For the requests from iOS devices that didn't mention an authentication method in their user-agent, I assume the user typed in a password or pin, though I haven't confirmed this. I also haven't looked into why all the iOS requests have "Mozilla" at the end of their user-agent. It's probably related to the browser framework used by the MyBlock app.

Judging by the fact that no requests from version 6.0.0 of the app used FaceID, it's possible that this feature wasn't implemented until 6.1.0, though this is just speculation.

Most interestingly, users appear to be comfortable with using Apple's TouchID to protect their MyBlock. Even more interesting is that people are comfortable with using FaceID, considering that this feature is relatively new. It appears that in mobile computing, biometric authentication is a widely accepted trend.
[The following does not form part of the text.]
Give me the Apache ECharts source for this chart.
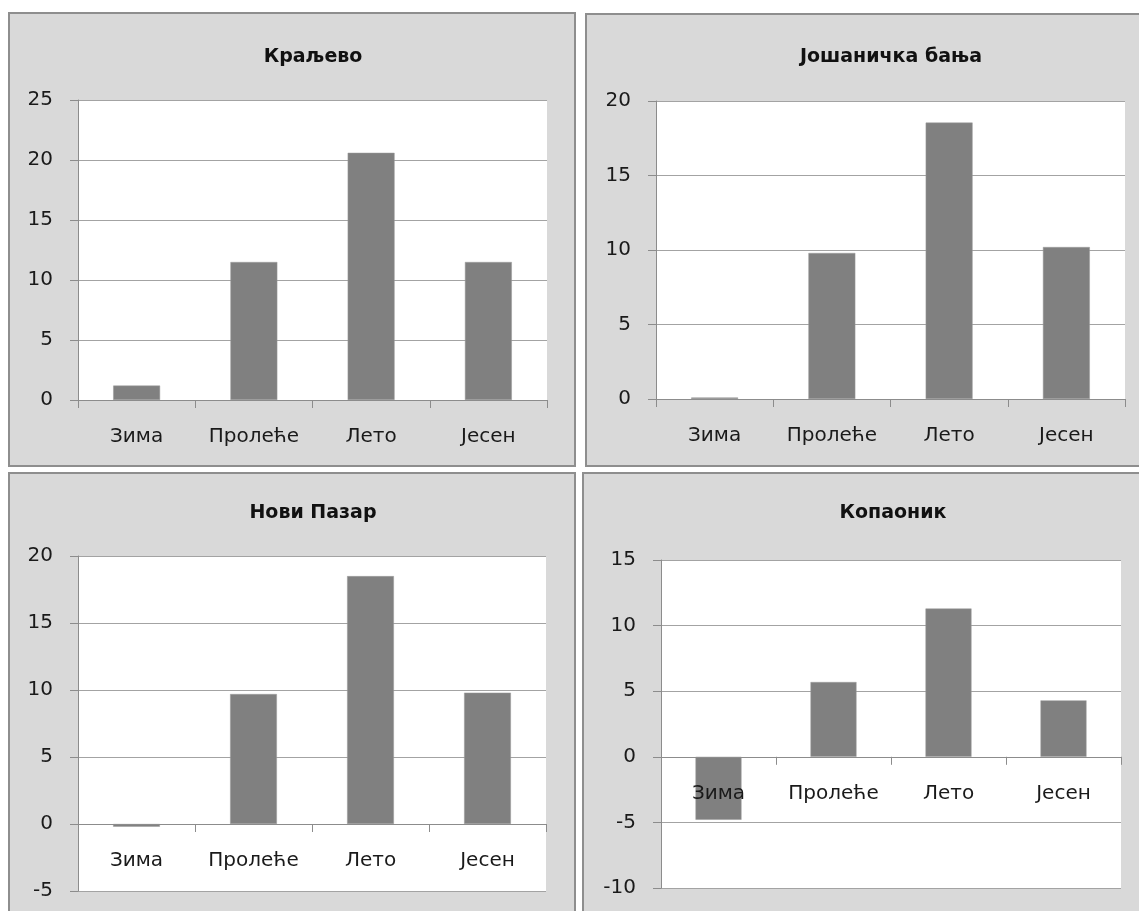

It's also worth mentioning that while MyBlock doesn't appear to have been available during the 2017 tax season, another H&R Block app does appear:

HRB-MOBILE-IOS-PHONE-TAXES-6.4-Mozilla

This app seems to have two version: 6.4 and 6.3, but the total number of requests is very low; only a few thousand. Another interesting finding is 13 requests made on April 26, 2017 with this user-agent:

HRB-MOBILE-IOS-PHONE-TAXES-nil-Mozilla

Perhaps this was a test version of the app?

Future Work

We still have 2 months to go in this year's tax season, so I'll be interested to check the numbers once the season closes. I'm also interested to see how many people continue to use this app outside of the tax season and how these results will change in 2019.